È un’impostazione coerente con il principio di tutela dell’affidamento nei traffici giuridici, e con il bilanciamento tra l’interesse del creditore alla conservazione della garanzia patrimoniale e la libertà di circolazione dei beni.
Il contrasto giurisprudenziale risolto
La sentenza si pone in consapevole dissenso con orientamenti precedenti, tra cui Cass. n. 5812/2023, n. 25687/2023 e n. 24757/2008, che tendevano a valorizzare una concezione più ampia del consilium fraudis, in alcuni casi ammettendo la revocatoria in presenza del solo dolo generico.

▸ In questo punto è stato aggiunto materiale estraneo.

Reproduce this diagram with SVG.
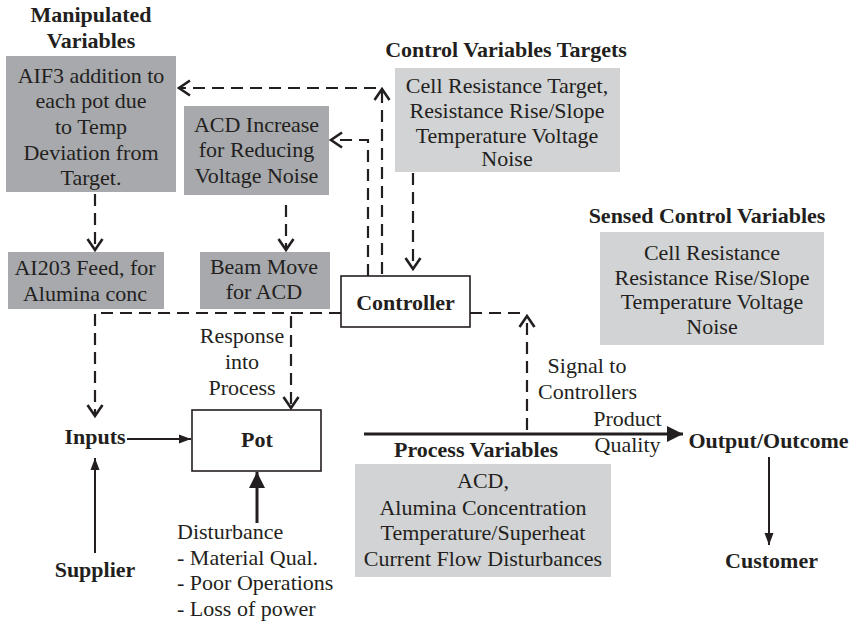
<svg xmlns="http://www.w3.org/2000/svg" width="855" height="624" viewBox="0 0 855 624">
<style>
text{font-family:"Liberation Serif","Times New Roman",serif;font-size:22px;fill:#231f20}
.b{font-weight:bold}
.c{text-anchor:middle}
.dark{fill:#a7a9ac}
.light{fill:#d1d3d4}
.box{fill:#fff;stroke:#231f20;stroke-width:1.6}
.d{fill:none;stroke:#231f20;stroke-width:2.2;stroke-dasharray:12 7}
.s{fill:none;stroke:#231f20;stroke-width:2}
.t{fill:none;stroke:#231f20;stroke-width:3}
</style>
<defs>
<marker id="chev" markerUnits="userSpaceOnUse" markerWidth="30" markerHeight="30" refX="0" refY="0" viewBox="-15 -15 30 30" orient="auto" overflow="visible">
<path d="M-11,-7.5 L0,0 L-11,7.5" fill="none" stroke="#231f20" stroke-width="2.6"/>
</marker>
<marker id="tri" markerUnits="userSpaceOnUse" markerWidth="30" markerHeight="30" refX="0" refY="0" viewBox="-15 -15 30 30" orient="auto" overflow="visible">
<path d="M-12,-4.5 L0,0 L-12,4.5 Z" fill="#231f20"/>
</marker>
<marker id="bigtri" markerUnits="userSpaceOnUse" markerWidth="40" markerHeight="40" refX="0" refY="0" viewBox="-20 -20 40 40" orient="auto" overflow="visible">
<path d="M-16,-8 L0,0 L-16,8 Z" fill="#231f20"/>
</marker>
</defs>

<g id="manipulated-title">
<text class="b c" x="91" y="22">Manipulated</text>
<text class="b c" x="91" y="48">Variables</text>
</g>
<g id="aif3">
<rect class="dark" x="6" y="56" width="170" height="136"/>
<text class="c" x="91" y="83">AIF3 addition to</text>
<text class="c" x="91" y="108">each pot due</text>
<text class="c" x="91" y="134">to Temp</text>
<text class="c" x="91" y="160">Deviation from</text>
<text class="c" x="91" y="185">Target.</text>
</g>
<g id="acd-increase">
<rect class="dark" x="184" y="106" width="145" height="89"/>
<text class="c" x="256.5" y="132">ACD Increase</text>
<text class="c" x="256.5" y="157">for Reducing</text>
<text class="c" x="256.5" y="183">Voltage Noise</text>
</g>
<g id="ai203">
<rect class="dark" x="8" y="252" width="156" height="57"/>
<text class="c" x="85" y="275">AI203 Feed, for</text>
<text class="c" x="85" y="301">Alumina conc</text>
</g>
<g id="beam-move">
<rect class="dark" x="200" y="252" width="130" height="57"/>
<text class="c" x="264" y="274">Beam Move</text>
<text class="c" x="264" y="299">for ACD</text>
</g>
<g id="control-targets">
<text class="b c" x="506" y="57">Control Variables Targets</text>
<rect class="light" x="395" y="68" width="225" height="104"/>
<text class="c" x="507" y="93">Cell Resistance Target,</text>
<text class="c" x="507" y="118">Resistance Rise/Slope</text>
<text class="c" x="507" y="143">Temperature Voltage</text>
<text class="c" x="507" y="166">Noise</text>
</g>
<g id="sensed">
<text class="b c" x="707" y="223">Sensed Control Variables</text>
<rect class="light" x="600" y="232" width="224" height="113"/>
<text class="c" x="712" y="260">Cell Resistance</text>
<text class="c" x="712" y="285">Resistance Rise/Slope</text>
<text class="c" x="712" y="309">Temperature Voltage</text>
<text class="c" x="712" y="334">Noise</text>
</g>
<g id="controller">
<rect class="box" x="341" y="276" width="129" height="51"/>
<text class="b c" x="405.5" y="310">Controller</text>
</g>
<g id="pot">
<rect class="box" x="192" y="410" width="129" height="61"/>
<text class="b c" x="257" y="447">Pot</text>
</g>
<g id="inputs"><text class="b c" x="95" y="444">Inputs</text></g>
<g id="supplier"><text class="b c" x="95" y="577">Supplier</text></g>
<g id="disturbance">
<text x="177" y="539">Disturbance</text>
<text x="177" y="565">- Material Qual.</text>
<text x="177" y="590">- Poor Operations</text>
<text x="177" y="616">- Loss of power</text>
</g>
<g id="process-variables">
<text class="b c" x="476" y="457">Process Variables</text>
<rect class="light" x="355" y="464" width="256" height="113"/>
<text class="c" x="483" y="488">ACD,</text>
<text class="c" x="483" y="515">Alumina Concentration</text>
<text class="c" x="483" y="540">Temperature/Superheat</text>
<text class="c" x="483" y="566">Current Flow Disturbances</text>
</g>
<g id="output"><text class="b c" x="768.5" y="448">Output/Outcome</text></g>
<g id="customer"><text class="b c" x="771.5" y="568">Customer</text></g>

<g id="connectors">
<path class="d" d="M95,194 V250" marker-end="url(#chev)"/>
<path class="d" d="M286,205 V250" marker-end="url(#chev)"/>
<path class="d" d="M382,274 V89" marker-end="url(#chev)"/>
<path class="d" d="M376,88 H179" marker-end="url(#chev)"/>
<path class="d" d="M368,276 V140 H331" marker-end="url(#chev)"/>
<path class="d" d="M413,173 V269" marker-end="url(#chev)"/>
<path class="d" d="M341,313 H95 V416" marker-end="url(#chev)"/>
<path class="d" d="M291,316 V408" marker-end="url(#chev)"/>
<path class="d" d="M470,313 H527"/>
<path class="d" d="M527,430 V316" marker-end="url(#chev)"/>
<path class="s" d="M127,439 H191" marker-end="url(#tri)"/>
<path class="s" d="M95,553 V458" marker-end="url(#tri)"/>
<path class="t" d="M257,523 V472" marker-end="url(#bigtri)"/>
<path class="t" d="M364,434 H683" marker-end="url(#bigtri)"/>
<path class="s" d="M769,457 V545" marker-end="url(#tri)"/>
<g id="labels">
<text class="c" x="242" y="343">Response</text>
<text class="c" x="242" y="369">into</text>
<text class="c" x="242" y="395">Process</text>
<text class="c" x="587" y="373">Signal to</text>
<text class="c" x="587.5" y="399">Controllers</text>
<text class="c" x="627.5" y="426">Product</text>
<text class="c" x="627.5" y="452">Quality</text>
</g>
</g>
</svg>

Al contrario, le Sezioni Unite si pongono in linea con Cass. n. 16092/2023, affermando un principio più rigoroso, che subordina l’esperibilità dell’azione revocatoria alla prova di un comportamento finalisticamente preordinato alla frustrazione delle ragioni creditorie, in un momento in cui il credito non era ancora attuale, ma solo eventuale o potenziale.
Considerazioni sistematiche
La sentenza n. 1898/2025 rappresenta una tappa fondamentale nella ricostruzione dell’equilibrio tra certezza del diritto e tutela dei creditori. L’introduzione di uno standard probatorio più elevato in caso di atto anteriore al credito contribuisce a evitare il rischio di un’indebita espansione dell’azione revocatoria, salvaguardando la buona fede nei rapporti negoziali.
Tuttavia, essa impone anche un onere probatorio gravoso per il creditore, che dovrà dimostrare non solo la consapevolezza del debitore, ma anche la finalità elusiva specifica e la consapevolezza del terzo, rischiando di restringere lo spazio operativo della tutela ex art. 2901 c.c.
La decisione delle Sezioni Unite chiarisce bene il significato della “dolosa preordinazione” in caso di atti anteriori al credito, ma riafferma l’esigenza di una ricostruzione rigorosa degli elementi soggettivi richiesti, in funzione di un equilibrio tra l’interesse dei creditori e la stabilità dei traffici giuridici.
L’interpretazione accolta sembra destinata a costituire, da oggi, il nuovo parametro per l’analisi della legittimità degli atti di disposizione patrimoniale compiuti dal debitore in un orizzonte temporalmente anteriore rispetto all’insorgenza dell’obbligazione.